Every few years, I like to review the Southern term “y’all” with those who “aren’t from around here.” Since I just brought it up on Facebook, I figure it’s a good time to revisit it, particularly since a comment from Chris H reminded me yesterday that some of you haven’t actually been reading every one of my posts since 2004. (And I have to wonder, Why not? Do you have a life or something?)
I begin with a reminder of a rule you should have learned early in your grammar instruction, the concept of “implied you.” You were taught that every complete sentence has a subject and a verb, then you saw a sentence such as, “Hit the ball!” Unless you were me, and immediately began cringing and ducking at the idea of a softball approaching your head at high velocity, you gave your teacher a perplexed look while you failed to find the subject. Then you learned that the subject is the “implied you”: YOU hit the ball–or (You) hit the ball, if you prefer. The subject is not actually in the sentence; it’s implied.
Keep that old rule in mind; it becomes important later.
The word “y’all” is a contraction for “you all.” First Rule of Y’all: As with any contraction, an apostrophe is put in the place of missing letters. Here, those letters are the ‘o’ and ‘u’ of “you.” This means the apostrophe will never, ever be between the ‘a’ and the ‘l’ of “all.” There are no letters missing from the word “all.” I’m not even going to write it incorrectly because knowing it’s wrong on my LJ will aggravate my insomnia. I’ll end up lying in bed hallucinating softballs with their red thread punctuating “y’all” incorrectly being lobbed at my head, and I’ll have to get up and take a Vicodin, and damn if I’m wasting my drugs on something other than the its/it’s trauma.
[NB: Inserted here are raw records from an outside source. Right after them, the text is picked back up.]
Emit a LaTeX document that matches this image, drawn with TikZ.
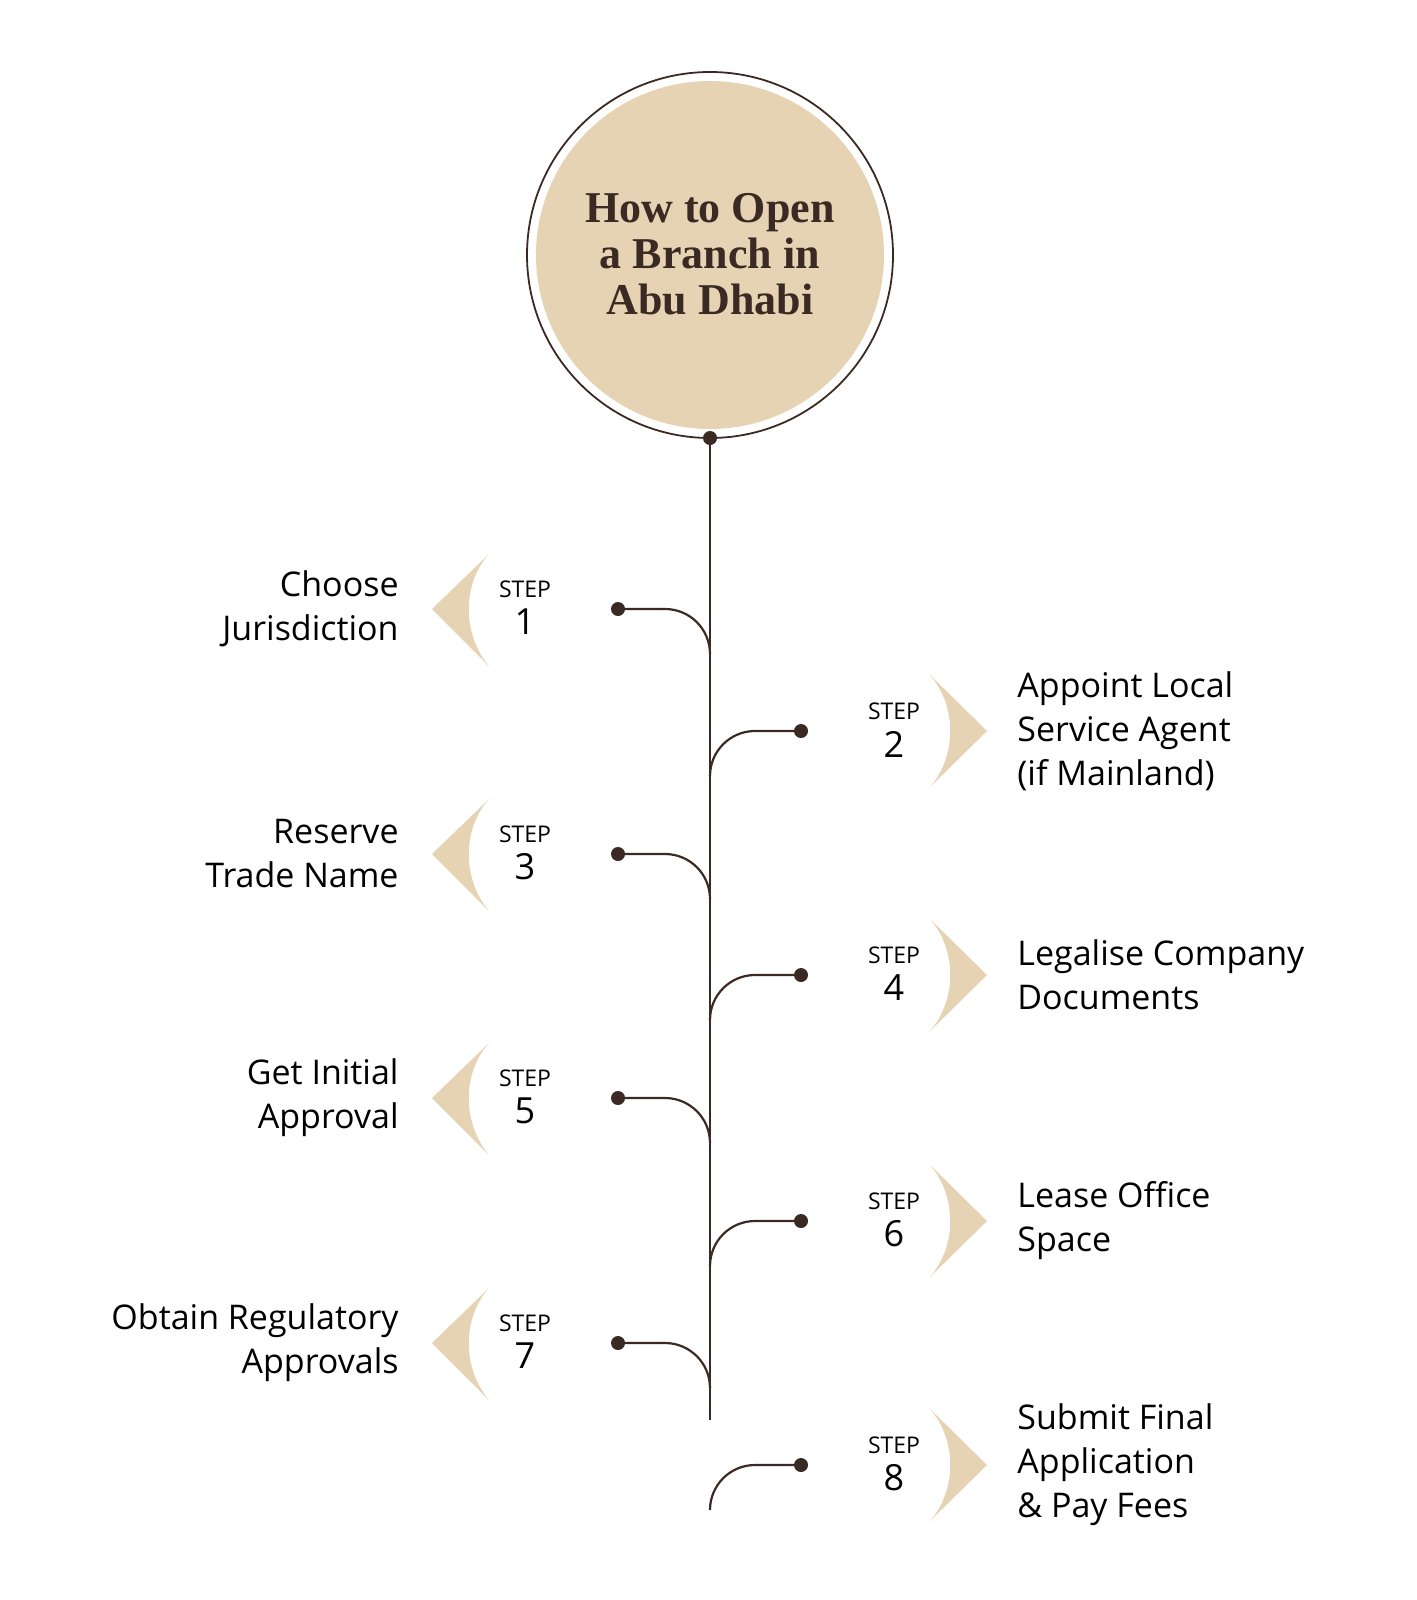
\documentclass[tikz,border=0pt]{standalone}
\usepackage{fontspec}
\setmainfont{Open Sans}
\newfontfamily\titlefont{Liberation Serif}
\definecolor{beige}{HTML}{E6D3B3}
\definecolor{dark}{HTML}{3B2A24}
\begin{document}
\begin{tikzpicture}[x=0.5pt,y=-0.5pt,
  ln/.style={dark,line width=1.1pt},
  dot/.style={circle,fill=dark,inner sep=0pt,minimum size=7pt},
  lbl/.style={font=\fontsize{17}{22}\selectfont,text=black,inner sep=0pt},
  stp/.style={font=\fontsize{11.5}{12}\selectfont,inner sep=0pt},
  num/.style={font=\fontsize{18}{18}\selectfont,inner sep=0pt}]
\useasboundingbox (0,0) rectangle (1417,1600);
\fill[beige] (710,255) circle (174);
\draw[dark,line width=0.9pt] (710,255) circle (183);
\node[align=center,font=\titlefont\bfseries\fontsize{22}{23}\selectfont,text=dark] (title) at (710,254) {How to Open\\a Branch in\\Abu Dhabi};
\node[dot] (top) at (710,438) {};
\draw[ln] (top.center) -- (710,1420);
% left steps
\foreach \y/\n/\t [count=\i] in {609/1/{Choose\\Jurisdiction},854/3/{Reserve\\Trade Name},1098/5/{Get Initial\\Approval},1343/7/{Obtain Regulatory\\Approvals}}{
  \fill[beige] (432,\y) -- (489,\y-55) .. controls (462,\y-25) and (462,\y+25) .. (489,\y+57) -- cycle;
  \node[stp] (s\n) at (525,\y-20) {STEP};
  \node[num] (n\n) at (525,\y+13) {\n};
  \node[dot] (d\n) at (618,\y) {};
  \draw[ln] (d\n.center) -- (665,\y) arc[start angle=90,end angle=0,x radius=45,y radius=-45];
  \node[lbl,align=right,anchor=east] (l\n) at (399,\y) {\t};
}
% right steps
\foreach \y/\n/\t in {731/2/{Appoint Local\\Service Agent\\(if Mainland)},975/4/{Legalise Company\\Documents},1221/6/{Lease Office\\Space},1465/8/{Submit Final\\Application\\\& Pay Fees}}{
  \fill[beige] (987,\y) -- (930,\y-56) .. controls (957,\y-25) and (957,\y+25) .. (930,\y+56) -- cycle;
  \node[stp] (s\n) at (894,\y-20) {STEP};
  \node[num] (n\n) at (894,\y+13) {\n};
  \node[dot] (d\n) at (801,\y) {};
  \draw[ln] (d\n.center) -- (755,\y) arc[start angle=90,end angle=180,x radius=45,y radius=-45];
  \node[lbl,align=left,anchor=west] (l\n) at (1017,\y) {\t};
}
\end{tikzpicture}
\end{document}
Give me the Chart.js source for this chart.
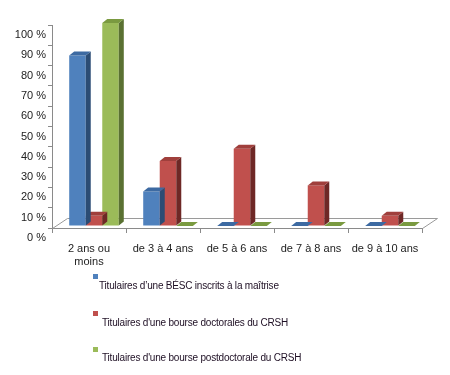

Second Rule of Y’all: It never means anything except “you all.” As in, more than one of you. Two or more of you. Plural. Multiples. More than one person, one child, one dog, one raccoon out back rootin’ around in the trash.
But that can’t be, you think. Because you’ve seen Southerners on TV shows and in movies, and they are forever saying “y’all” to one person. The gorgeous belle sits at a bar in New Orleans, ceiling fans clacking overhead, one bead of sweat slowly traveling from beneath her ear lobe until it’s lost inside her ample cleavage, and the Yankee journalist wanders in, wiping his face with a handkerchief (it’s an old movie), whereupon the belle asks him, in her sultry voice, “Hot enough for y’all?” Or the Yankee journalist is racing his foreign-made car along the backroads of Valdosta, Georgia, trying to catch the guys who just stole his only copy of his handwritten notes (again, old movie) from his motel room, when the local sheriff (always overweight) stops him and drawls, “Where y’all going in such a hurry?”
But, you say, there’s ONLY ONE JOURNALIST walking into the bar! Driving the car! So that means Becky is wrong!
Right?
No. It means the script was written by a non-Southerner. Or after a Southerner wrote it, some non-Southerner came along and changed it. Because if a Southerner means one person, he or she doesn’t say “y’all.” We are quite familiar with the word “you” and we can use it with the same skill with which we nail plywood over the windows when a hurricane’s coming or fill a deviled egg plate to take to the family of a recently deceased person.
I believe I understand how this misconception of a singular “y’all” infiltrated the non-Southern brain. The non-Southerners don’t know about the unwritten grammar rule I call “implied others.” People who don’t know us hear us use “y’all” when we’re talking to a single person. For example, a non-Southerner sees two Southerners greet each other, and one asks the other, “How y’all doin’?” It does seem like one is calling the other one “y’all.” But I promise, in that case, “y’all” means you, your parents, your kid who got the fishing hook caught in his lip at the lake last weekend, your ex-husband’s sister who’s graduating from Ole Miss (or Ol’ Miss, but that’s a different battle), and that biscuit eater of a dog you let sleep in your bed. The person asked understands all this, but the non-Southerner has no idea.
It’s probably counterproductive to get into all y’all, all y’all’s, all y’allses’, or your mama and them. I personally have never hoped for miracles, just a well-placed apostrophe, the use of “y’all” only when more than one person is meant, and maybe that you realize sugar is as misplaced in cornbread or on grits as a softball is in my vicinity.